Ну, кто будет читать мои записи в этой тетради? И все-таки мне кажется, что, когда пишешь, обязательно предполагаешь, что кто-то будет тебя читать, пусть даже этим "кто-то" будешь ты сам. И еще я спрашиваю себя: можно ли писать, не играя какой-нибудь роли? Когда пишешь, хочешь быть чужим для себя. Не в роли, а в подсознательном решении, какую роль я хочу приписать себе, - заключена моя действительность. Иногда мне кажется, что я вылезаю из написанного, как змея из своей кожи. В том-то и дело - нельзя себя запечатлеть, можно только сбросить с себя кожу. Но кому нужна эта мертвая кожа?! Вечный вопрос - может ли читатель вычитать что-либо кроме себя самого, по-моему, излишен: пишут не для общения с читателем, равно как и не для общения с самим собой, пишут - пытаясь сказать несказанное. Но чем точнее ты выразишь себя, тем чище предстанет несказанное, иными словами, действительность, которая теснит и торопит пишущего. Язык дан нам, чтобы стать немыми. Молчащий не нем. Кто молчит, не имеет даже представления о том, кем он не является.
Людям неохота бывать у супругов, переживающих драму, тяжелое настроение пропитывает воздух, и, даже еще ни о чем не зная, гость чувствует себя свидетелем перемирия, мостом, временно переброшенным между враждующими сторонами, чувствует, что каждая сторона хочет использовать его в своих целях, беседа становится слишком натянутой, шутки опасными, остроты ядовитыми, гость замечает больше, чем того хотелось бы хозяевам, — уютно, как на минном поле, и если даже взрыва не последует, пахнет недавним, донельзя накаленным боем.
Насколько же лучше слышать треск выстрела, видеть текущую кровь, знать, что человек погибает от настоящего яда, а не от молчания своей жены.
...о, это страстное желание иметь белую кожу и гладкие волосы, вечное усилие быть иным, чем ты создан, мучительная невозможность самоприятия...
Когда близкий человек ненавидит впервые, это кажется притворством, комедией...
Во всяком случае, на основании книг, собранных пропавшим без вести хозяином, трудно было бы определить направление его мыслей, составить приказ о его розыске. Тем более что никому не известно, что именно он прочел, что из прочитанного понял или не понял совсем, что истолковал вкривь и вкось, руководствуясь собственными взглядами на жизнь.

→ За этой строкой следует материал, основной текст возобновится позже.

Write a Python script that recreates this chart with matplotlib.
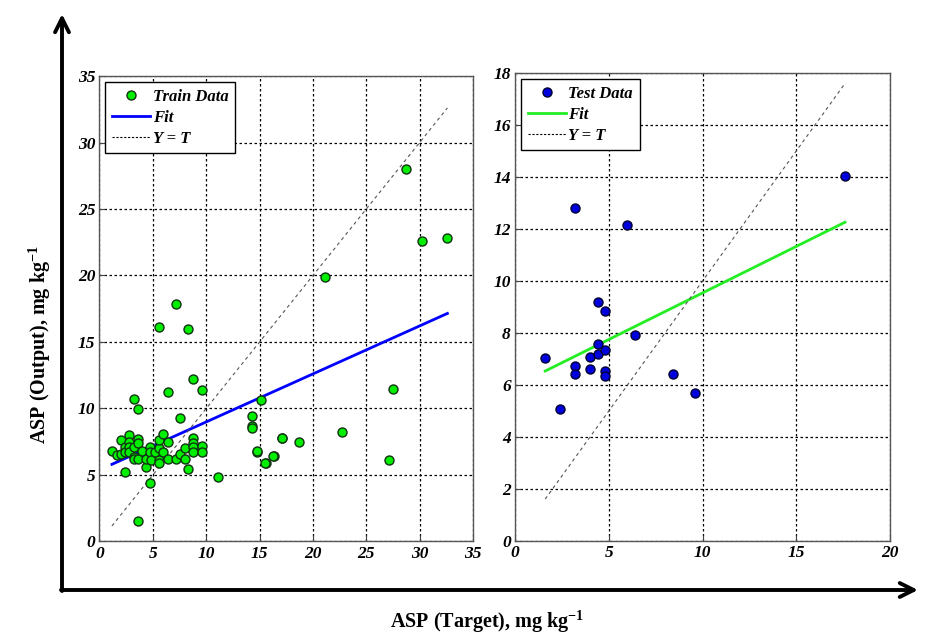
import matplotlib
matplotlib.use("Agg")
import matplotlib.pyplot as plt
from matplotlib.lines import Line2D
import numpy as np

plt.rcParams["mathtext.fontset"] = "custom"
plt.rcParams["mathtext.rm"] = "Liberation Serif:bold"
plt.rcParams["mathtext.bf"] = "Liberation Serif:bold"
plt.rcParams["mathtext.it"] = "Liberation Serif:bold:italic"

# ---------------- data ----------------
train_target = [7.21, 5.59, 8.33, 8.77, 9.58, 6.40, 3.19, 3.60, 7.52, 15.12,
                14.32, 14.32, 14.32, 14.75, 15.56, 16.34, 17.12, 11.14, 8.33, 4.78,
                3.60, 2.41, 4.35, 1.17, 1.67, 1.98, 1.98, 2.41, 2.41, 2.79,
                2.79, 2.79, 2.79, 3.19, 3.19, 3.19, 3.60, 3.60, 3.60, 4.00,
                4.35, 4.78, 4.78, 4.84, 5.22, 5.59, 5.59, 5.59, 5.59, 5.97,
                5.97, 6.40, 6.40, 7.21, 7.52, 7.99, 7.99, 8.77, 8.77, 8.77,
                8.77, 9.58, 9.58, 28.7, 30.26, 32.6, 21.1, 27.46, 27.1, 22.7,
                18.7, 17.1, 16.3, 15.5, 14.75]
train_output = [17.88, 16.15, 15.98, 12.19, 11.39, 11.24, 10.74, 9.96, 9.31, 10.64,
                9.46, 8.68, 8.51, 6.75, 5.90, 6.43, 7.81, 4.87, 5.45, 4.37,
                1.56, 5.25, 5.62, 6.83, 6.50, 7.63, 6.58, 7.13, 6.75, 8.01,
                7.51, 7.13, 6.75, 7.13, 6.38, 6.18, 7.68, 7.43, 6.18, 6.83,
                6.23, 7.13, 6.75, 6.10, 6.75, 7.00, 6.10, 5.90, 7.60, 8.08,
                6.75, 7.51, 6.23, 6.23, 6.60, 7.00, 6.23, 7.76, 7.38, 7.08,
                6.73, 7.18, 6.75, 28.0, 22.6, 22.8, 19.9, 11.47, 6.13, 8.21,
                7.50, 7.78, 6.40, 5.90, 6.78]

test_target = [1.61, 2.39, 3.21, 3.21, 3.99, 3.99, 4.40, 4.40, 4.40, 4.82,
               4.82, 4.82, 4.82, 6.42, 8.40, 9.59, 3.21, 5.99, 17.6]
test_output = [7.04, 5.08, 6.73, 6.44, 7.08, 6.62, 7.56, 7.19, 9.20, 8.85,
               7.35, 6.53, 6.36, 7.91, 6.41, 5.69, 12.80, 12.17, 14.05]

train_fit = (0.361, 5.38)   # slope, intercept
test_fit = (0.358, 5.96)

left_xticks = [0, 5, 10, 15, 20, 25, 30, 35]
left_yticks = [0, 5, 10, 15, 20, 25, 30, 35]
right_xticks = [0, 5, 10, 15, 20]
right_yticks = [0, 2, 4, 6, 8, 10, 12, 14, 16, 18]

xlabel = "ASP (Target), mg kg$^{-1}$"
ylabel = "ASP (Output), mg kg$^{-1}$"

# ---------------- figure ----------------
fig = plt.figure(figsize=(9.33, 6.36), dpi=100)
tickfont = dict(family="Liberation Serif", weight="bold", style="italic", size=12.5)
legfont = dict(family="Liberation Serif", weight="bold", style="italic", size=12)


def style_axes(ax, xt, yt):
    ax.set_xticks(xt)
    ax.set_yticks(yt)
    ax.set_xlim(xt[0], xt[-1])
    ax.set_ylim(yt[0], yt[-1])
    ax.set_xticklabels([str(v) for v in xt], fontdict=tickfont)
    ax.set_yticklabels([str(v) for v in yt], fontdict=tickfont)
    ax.tick_params(direction="in", length=4, color="#444444", pad=3)
    ax.grid(True, color="black", linestyle=(0, (2, 2)), linewidth=0.9)
    for s in ax.spines.values():
        s.set_color("#555555")
        s.set_linewidth(1.0)


def draw_panel(ax, tx, ty, fit, mcolor, medge, lcolor, label):
    tx = np.asarray(tx)
    ty = np.asarray(ty)
    lo, hi = tx.min(), tx.max()
    xs = np.array([lo, hi])
    ax.plot(tx, ty, "o", color=mcolor, markeredgecolor=medge, markersize=6.5,
            markeredgewidth=1.0, zorder=4)
    ax.plot(xs, fit[0] * xs + fit[1], color=lcolor, linewidth=2, zorder=3)
    ax.plot(xs, xs, color="#555555", linestyle=(0, (3, 3)), linewidth=0.8, zorder=3)
    handles = [
        Line2D([], [], marker="o", linestyle="none", color=mcolor,
               markeredgecolor=medge, markersize=6.5),
        Line2D([], [], color=lcolor, linewidth=2),
        Line2D([], [], color="black", linestyle=(0, (2, 1.5)), linewidth=0.8),
    ]
    leg = ax.legend(handles, [label, "Fit", "Y = T"], loc="upper left",
                    prop=legfont, frameon=True, fancybox=False,
                    edgecolor="black", framealpha=1, handlelength=2.3,
                    handletextpad=0.15, borderpad=0.4, labelspacing=0.3,
                    borderaxespad=0.35)
    leg.get_frame().set_linewidth(1.0)


ax1 = fig.add_axes([0.1066, 0.1486, 0.4004, 0.7319])
style_axes(ax1, left_xticks, left_yticks)
draw_panel(ax1, train_target, train_output, train_fit, "#00ee00", "#113311",
           "blue", "Train Data")

ax2 = fig.add_axes([0.5520, 0.1494, 0.4019, 0.7358])
style_axes(ax2, right_xticks, right_yticks)
draw_panel(ax2, test_target, test_output, test_fit, "#0000dd", "#000033",
           "#22ee22", "Test Data")

# big arrows
ann_kw = dict(xycoords="figure fraction", textcoords="figure fraction",
              annotation_clip=False,
              arrowprops=dict(arrowstyle="->,head_length=1.0,head_width=0.5",
                              color="black", linewidth=2.8,
                              shrinkA=0, shrinkB=0))
ax1.annotate("", xy=(62 / 933, 1 - 14 / 636),
             xytext=(62 / 933, 1 - 591 / 636), **ann_kw)
ax1.annotate("", xy=(918 / 933, 1 - 590 / 636),
             xytext=(61 / 933, 1 - 590 / 636), **ann_kw)

fig.text(487 / 933, 1 - 622 / 636, xlabel, ha="center", va="center",
         family="Liberation Serif", weight="bold", size=14.5)
fig.text(40 / 933, 1 - 345 / 636, ylabel, ha="center", va="center",
         rotation=90, family="Liberation Serif", weight="bold", size=14.5)

fig.savefig("out.png", dpi=100)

...всё чаще я замечаю, что разочаровывающие истории, без начала и без конца, наиболее убедительны.
Настоящая жизнь — жизнь, оставившая отзвук в чём-нибудь живом, не только в пожелтевших фотографиях, — ей-богу, не всегда должна быть великолепной, исторически значительной; настоящей может быть и жизнь простой женщины-матери, и жизнь мыслителя, оставившего по себе память в мировой истории, но дело тут не в нашей значительности. Трудно определить, отчего жизнь бывает настоящей.